No one, that is, except Kage – and that’s really the upshot of these first two episodes. Kage sees the real Bojji – both the one who cries tears of frustration as he tries to lift that sword, and the one who offers to give it to his friend to sell. I don’t know how Bojji understands Kage (maybe he can read claw-thingies as well as lips), but these two have a connection that bonds them against a hostile world that cares little for either of them. That’s the setting for a great dark fairy tale of I’ve ever heard one, and great dark fairy tales have historically made some of the best anime there is. Let’s just hope Wit is allowed to see this one through in the manner it deserves.

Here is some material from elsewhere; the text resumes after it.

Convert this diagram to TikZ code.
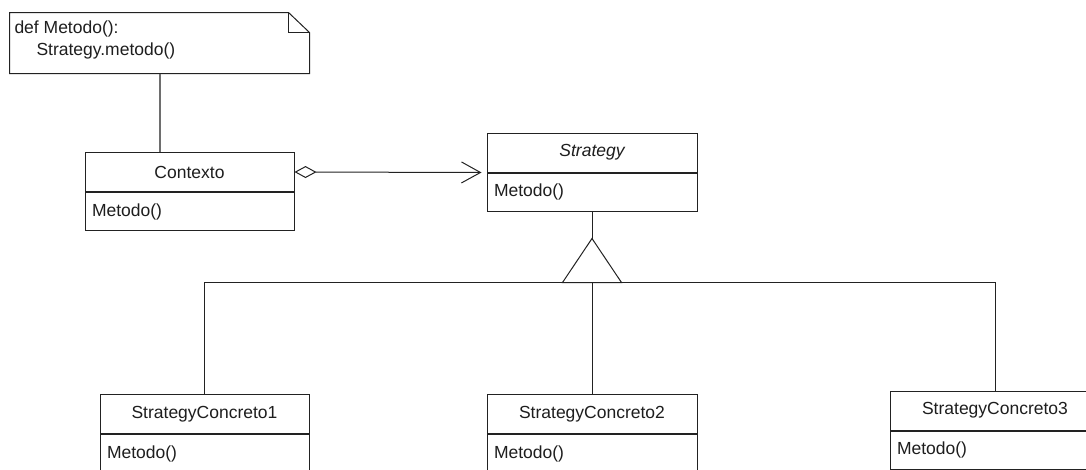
\documentclass[tikz,border=0pt]{standalone}
\usepackage{fontspec}
\setmainfont{Liberation Sans}
\usetikzlibrary{arrows.meta}
\definecolor{ink}{HTML}{222222}
\definecolor{txt}{HTML}{1E1E1E}
\definecolor{dashgray}{HTML}{6E6E6E}
\begin{document}
\begin{tikzpicture}[x=1pt,y=-1pt,
  line width=1pt,
  every node/.style={text=txt, font=\fontsize{17.5}{22}\selectfont},
  classhead/.style={draw=ink, fill=white, minimum width=209pt, minimum height=39pt, inner sep=0pt},
  classbody/.style={draw=ink, fill=white, text width=195pt, inner xsep=7pt, inner ysep=0pt, minimum height=38pt, align=left},
  notebox/.style={minimum width=299pt, minimum height=60pt, inner sep=0pt},
  link/.style={draw=ink},
  notelink/.style={draw=dashgray, line width=1.2pt}
]
\useasboundingbox (0,0) rectangle (1086,469);
\clip (0,0) rectangle (1086,469);

% note
\node[notebox] (note) at (159.5,43) {};
\draw[ink] (note.north west) -- ([xshift=-21pt]note.north east) -- ([yshift=-20pt]note.north east) -- (note.south east) -- (note.south west) -- cycle;
\draw[ink] ([xshift=-21pt]note.north east) -- ([xshift=-21pt,yshift=-20pt]note.north east) -- ([yshift=-20pt]note.north east);
\node[anchor=north west, inner sep=0pt, align=left] (notetext) at (14,20.5) {def Metodo():\\\hspace*{22pt}Strategy.metodo()};

% Contexto
\node[classhead] (ctxhead) at (189.5,172) {Contexto};
\node[classbody, anchor=north] (ctxbody) at (ctxhead.south) {Metodo()};

% Strategy
\node[classhead, minimum width=210pt] (strathead) at (592,152.5) {\itshape Strategy};
\node[classbody, anchor=north, text width=196pt] (stratbody) at (strathead.south) {Metodo()};

% concrete strategies
\node[classhead] (sc1head) at (204.5,414) {StrategyConcreto1};
\node[classbody, anchor=north] (sc1body) at (sc1head.south) {Metodo()};
\node[classhead, minimum width=210pt] (sc2head) at (592,414) {StrategyConcreto2};
\node[classbody, anchor=north, text width=196pt] (sc2body) at (sc2head.south) {Metodo()};
\node[classhead, minimum width=210pt] (sc3head) at (995,410.5) {StrategyConcreto3};
\node[classbody, anchor=north, text width=196pt] (sc3body) at (sc3head.south) {Metodo()};

% note link
\draw[notelink] (note.south -| 160,0) -- (ctxhead.north -| 160,0);

% aggregation
\draw[link, {Diamond[open, fill=white, length=22pt, width=12pt]}-{Straight Barb[length=19pt, width=21pt]}, shorten >=5pt]
  (ctxhead.east) -- (strathead.south west);

% inheritance
\draw[link] (stratbody.south) -- ++(0,27) coordinate (apex);
\coordinate (tribase) at ([yshift=-44pt]apex);
\draw[link] (sc1head.north) |- (tribase) -| (sc3head.north);
\draw[link] (tribase) -- (sc2head.north);
\draw[link, fill=white] (apex) -- ([xshift=-29.5pt]tribase) -- ([xshift=29.5pt]tribase) -- cycle;
\end{tikzpicture}
\end{document}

  1. i am one of those folks that wrote it off because it looked like a kid show which i did with Sakugan as well. After reading your intro though and the non spoiler parts of the review i will give it a shot like i did Sakugan as i am now loving that show (thanks for recommend).. struggling again to find good anime to watch.

  2. I like this show, but it’s such a ridiculous premise. Both his parents were giants, but he’s a midget. Were they like brother and sister or something?

    Another possibility that i just thought of is maybe he’s cursed and you know curses can be broken…

      1. That’s nice but it doesn’t amount to much in commercial terms (its member count is still way below most of the big series this season). What will really help Wit (who could use it) is if the manga sales take a sizable leap. I don’t expect the discs to sell and while I have (surprisingly) seem some merch, I think manga sales are going t0 be the key metric on this one.